= WHAT IS BEING ASKED =
Look at the data below and print exactly the lines from its first line through the line with "(trunk) at (283,370);"; the pictures stay out of the copy.

= SUPPLIED MATERIAL =
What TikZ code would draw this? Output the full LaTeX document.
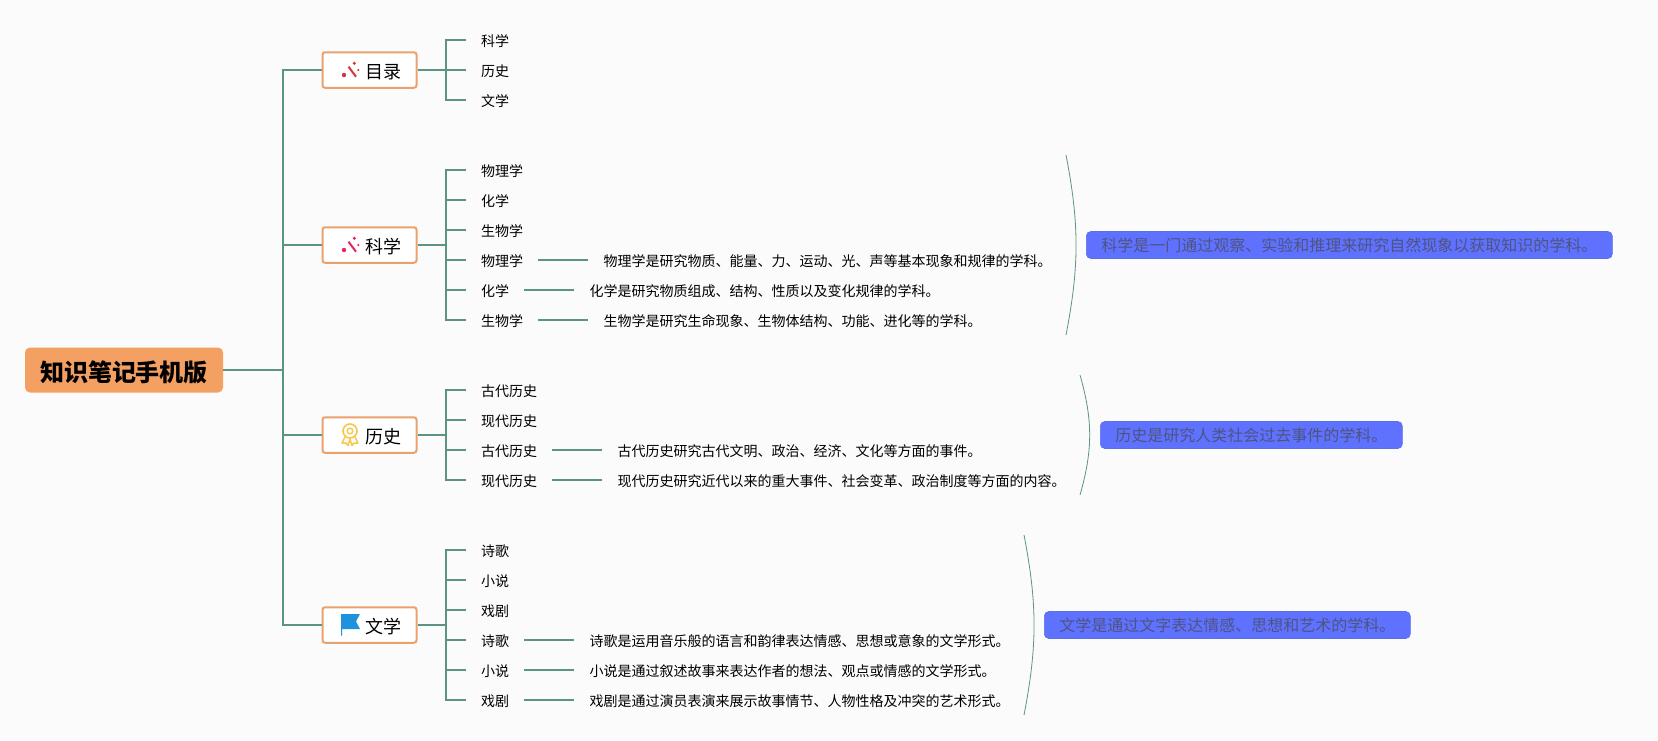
\documentclass[tikz,border=0pt]{standalone}
\usepackage{fontspec}
\setmainfont{Noto Sans CJK SC}
\usetikzlibrary{positioning}
\definecolor{pagebg}{RGB}{251,251,251}
\definecolor{rootorange}{RGB}{244,160,98}
\definecolor{edgeorange}{RGB}{233,162,110}
\definecolor{linkgreen}{RGB}{91,148,133}
\definecolor{noteblue}{RGB}{95,114,255}
\definecolor{noteedge}{RGB}{92,112,230}
\definecolor{notetext}{RGB}{78,84,128}
\definecolor{wandred}{RGB}{214,54,58}
\definecolor{wandpink}{RGB}{230,36,100}
\definecolor{medalyellow}{RGB}{246,200,70}
\definecolor{flagblue}{RGB}{30,146,220}
\tikzset{
  rootbox/.style={fill=rootorange, rounded corners=5pt, minimum width=198pt, minimum height=45pt, inner sep=0pt, font=\fontsize{24}{28}\selectfont\bfseries, text height=24pt, text depth=2pt},
  branchbox/.style={draw=edgeorange, line width=2pt, fill=white, rounded corners=2.5pt, minimum width=94pt, minimum height=35.5pt, inner sep=0pt, font=\fontsize{18}{22}\selectfont, text height=19.8pt, text depth=2.2pt},
  leaf/.style={anchor=west, inner xsep=15pt, inner ysep=0pt, font=\fontsize{14}{17}\selectfont, text height=15.8pt, text depth=2.2pt},
  notebox/.style={anchor=west, draw=noteedge, line width=0.6pt, fill=noteblue, text=notetext, rounded corners=4.5pt, inner xsep=15pt, inner ysep=0pt, minimum height=27pt, font=\fontsize{16}{19}\selectfont, text height=14pt, text depth=2pt},
  link/.style={draw=linkgreen, line width=1.5pt},
  arcline/.style={draw=linkgreen, line width=0.8pt}
}
\newcommand{\wandicon}[3]{%
  \draw[#3, line width=2pt] (#1+3.5,#2-3.3) -- (#1+11,#2+6.7);
  \fill[#3] (#1-1,#2+5) circle (2.2pt);
  \fill[#3] (#1+9.3,#2-6.7) circle (1.7pt);
  \fill[#3] (#1+13.3,#2) circle (1.2pt);
}
\begin{document}
\begin{tikzpicture}[x=1pt, y=-1pt]
  \path[fill=pagebg, use as bounding box] (0,0) rectangle (1658,740);

  \node[rootbox] (root) at (124,370) {知识笔记手机版};
  \coordinate (trunk) at (283,370);

  \node[branchbox] (mulu) at (369.5,70) {\hspace*{28pt}目录};
  \node[branchbox] (kexue) at (369.5,245) {\hspace*{28pt}科学};
  \node[branchbox] (lishi) at (369.5,435) {\hspace*{28pt}历史};
  \node[branchbox] (wenxue) at (369.5,625) {\hspace*{28pt}文学};

  \draw[link] (root) -- (trunk);
  \draw[link] (trunk) |- (mulu);
  \draw[link] (trunk) |- (kexue);
  \draw[link] (trunk) |- (lishi);
  \draw[link] (trunk) |- (wenxue);

  % icons
  \wandicon{345}{70}{wandred}
  \wandicon{345}{245}{wandpink}
  \draw[medalyellow, line width=1.6pt] (350,431) circle (7pt);
  \draw[medalyellow, line width=1.4pt] (350,431) circle (2.8pt);
  \draw[medalyellow, line width=1.5pt, line join=round] (345,437) -- (342,443) -- (346,443) -- (348,445.5) -- (350,439.5) -- (352,445.5) -- (354,443) -- (358,443) -- (355,437);
  \fill[flagblue] (341,614) -- (360,614) -- (356,621.5) -- (360,629) -- (342,629) -- (342,635.5) -- (341,635.5) -- cycle;

  % mulu
  \coordinate (mljoint) at (446,70);
  \node[leaf] (mla) at (466,40) {科学};
  \node[leaf] (mlb) at (466,70) {历史};
  \node[leaf] (mlc) at (466,100) {文学};
  \draw[link] (mulu) -- (mljoint);
  \draw[link] (mljoint) |- (mla.west);
  \draw[link] (mljoint) -- (mlb.west);
  \draw[link] (mljoint) |- (mlc.west);

  % kexue
  \coordinate (kxjoint) at (446,245);
  \node[leaf] (kxa) at (466,170) {物理学};
  \node[leaf] (kxb) at (466,200) {化学};
  \node[leaf] (kxc) at (466,230) {生物学};
  \node[leaf] (kxd) at (466,260) {物理学};
  \node[leaf] (kxe) at (466,290) {化学};
  \node[leaf] (kxf) at (466,320) {生物学};
  \node[leaf, right=50pt of kxd] (kxdinfo) {物理学是研究物质、能量、力、运动、光、声等基本现象和规律的学科。};
  \node[leaf, right=50pt of kxe] (kxeinfo) {化学是研究物质组成、结构、性质以及变化规律的学科。};
  \node[leaf, right=50pt of kxf] (kxfinfo) {生物学是研究生命现象、生物体结构、功能、进化等的学科。};
  \draw[link] (kexue) -- (kxjoint);
  \draw[link] (kxjoint) |- (kxa.west);
  \draw[link] (kxjoint) |- (kxb.west);
  \draw[link] (kxjoint) |- (kxc.west);
  \draw[link] (kxjoint) |- (kxd.west);
  \draw[link] (kxjoint) |- (kxe.west);
  \draw[link] (kxjoint) |- (kxf.west);
  \draw[link] (kxd) -- (kxdinfo);
  \draw[link] (kxe) -- (kxeinfo);
  \draw[link] (kxf) -- (kxfinfo);
  \coordinate (kxtop) at (1066,155);
  \coordinate (kxbot) at (1066,335);
  \draw[arcline] (kxtop) to[bend left=11] (kxbot);
  \node[notebox] (kxnote) at (1086,245) {科学是一门通过观察、实验和推理来研究自然现象以获取知识的学科。};

  % lishi
  \coordinate (lsjoint) at (446,435);
  \node[leaf] (lsa) at (466,390) {古代历史};
  \node[leaf] (lsb) at (466,420) {现代历史};
  \node[leaf] (lsc) at (466,450) {古代历史};
  \node[leaf] (lsd) at (466,480) {现代历史};
  \node[leaf, right=50pt of lsc] (lscinfo) {古代历史研究古代文明、政治、经济、文化等方面的事件。};
  \node[leaf, right=50pt of lsd] (lsdinfo) {现代历史研究近代以来的重大事件、社会变革、政治制度等方面的内容。};
  \draw[link] (lishi) -- (lsjoint);
  \draw[link] (lsjoint) |- (lsa.west);
  \draw[link] (lsjoint) |- (lsb.west);
  \draw[link] (lsjoint) |- (lsc.west);
  \draw[link] (lsjoint) |- (lsd.west);
  \draw[link] (lsc) -- (lscinfo);
  \draw[link] (lsd) -- (lsdinfo);
  \coordinate (lstop) at (1080,375);
  \coordinate (lsbot) at (1080,495);
  \draw[arcline] (lstop) to[bend left=16] (lsbot);
  \node[notebox] (lsnote) at (1100,435) {历史是研究人类社会过去事件的学科。};

  % wenxue
  \coordinate (wxjoint) at (446,625);
  \node[leaf] (wxa) at (466,550) {诗歌};
  \node[leaf] (wxb) at (466,580) {小说};
  \node[leaf] (wxc) at (466,610) {戏剧};
  \node[leaf] (wxd) at (466,640) {诗歌};
  \node[leaf] (wxe) at (466,670) {小说};
  \node[leaf] (wxf) at (466,700) {戏剧};
  \node[leaf, right=50pt of wxd] (wxdinfo) {诗歌是运用音乐般的语言和韵律表达情感、思想或意象的文学形式。};
  \node[leaf, right=50pt of wxe] (wxeinfo) {小说是通过叙述故事来表达作者的想法、观点或情感的文学形式。};
  \node[leaf, right=50pt of wxf] (wxfinfo) {戏剧是通过演员表演来展示故事情节、人物性格及冲突的艺术形式。};
  \draw[link] (wenxue) -- (wxjoint);
  \draw[link] (wxjoint) |- (wxa.west);
  \draw[link] (wxjoint) |- (wxb.west);
  \draw[link] (wxjoint) |- (wxc.west);
  \draw[link] (wxjoint) |- (wxd.west);
  \draw[link] (wxjoint) |- (wxe.west);
  \draw[link] (wxjoint) |- (wxf.west);
  \draw[link] (wxd) -- (wxdinfo);
  \draw[link] (wxe) -- (wxeinfo);
  \draw[link] (wxf) -- (wxfinfo);
  \coordinate (wxtop) at (1024,535);
  \coordinate (wxbot) at (1024,715);
  \draw[arcline] (wxtop) to[bend left=11] (wxbot);
  \node[notebox] (wxnote) at (1044,625) {文学是通过文字表达情感、思想和艺术的学科。};
\end{tikzpicture}
\end{document}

= RESPONSE =
What TikZ code would draw this? Output the full LaTeX document.
\documentclass[tikz,border=0pt]{standalone}
\usepackage{fontspec}
\setmainfont{Noto Sans CJK SC}
\usetikzlibrary{positioning}
\definecolor{pagebg}{RGB}{251,251,251}
\definecolor{rootorange}{RGB}{244,160,98}
\definecolor{edgeorange}{RGB}{233,162,110}
\definecolor{linkgreen}{RGB}{91,148,133}
\definecolor{noteblue}{RGB}{95,114,255}
\definecolor{noteedge}{RGB}{92,112,230}
\definecolor{notetext}{RGB}{78,84,128}
\definecolor{wandred}{RGB}{214,54,58}
\definecolor{wandpink}{RGB}{230,36,100}
\definecolor{medalyellow}{RGB}{246,200,70}
\definecolor{flagblue}{RGB}{30,146,220}
\tikzset{
  rootbox/.style={fill=rootorange, rounded corners=5pt, minimum width=198pt, minimum height=45pt, inner sep=0pt, font=\fontsize{24}{28}\selectfont\bfseries, text height=24pt, text depth=2pt},
  branchbox/.style={draw=edgeorange, line width=2pt, fill=white, rounded corners=2.5pt, minimum width=94pt, minimum height=35.5pt, inner sep=0pt, font=\fontsize{18}{22}\selectfont, text height=19.8pt, text depth=2.2pt},
  leaf/.style={anchor=west, inner xsep=15pt, inner ysep=0pt, font=\fontsize{14}{17}\selectfont, text height=15.8pt, text depth=2.2pt},
  notebox/.style={anchor=west, draw=noteedge, line width=0.6pt, fill=noteblue, text=notetext, rounded corners=4.5pt, inner xsep=15pt, inner ysep=0pt, minimum height=27pt, font=\fontsize{16}{19}\selectfont, text height=14pt, text depth=2pt},
  link/.style={draw=linkgreen, line width=1.5pt},
  arcline/.style={draw=linkgreen, line width=0.8pt}
}
\newcommand{\wandicon}[3]{%
  \draw[#3, line width=2pt] (#1+3.5,#2-3.3) -- (#1+11,#2+6.7);
  \fill[#3] (#1-1,#2+5) circle (2.2pt);
  \fill[#3] (#1+9.3,#2-6.7) circle (1.7pt);
  \fill[#3] (#1+13.3,#2) circle (1.2pt);
}
\begin{document}
\begin{tikzpicture}[x=1pt, y=-1pt]
  \path[fill=pagebg, use as bounding box] (0,0) rectangle (1658,740);

  \node[rootbox] (root) at (124,370) {知识笔记手机版};
  \coordinate (trunk) at (283,370);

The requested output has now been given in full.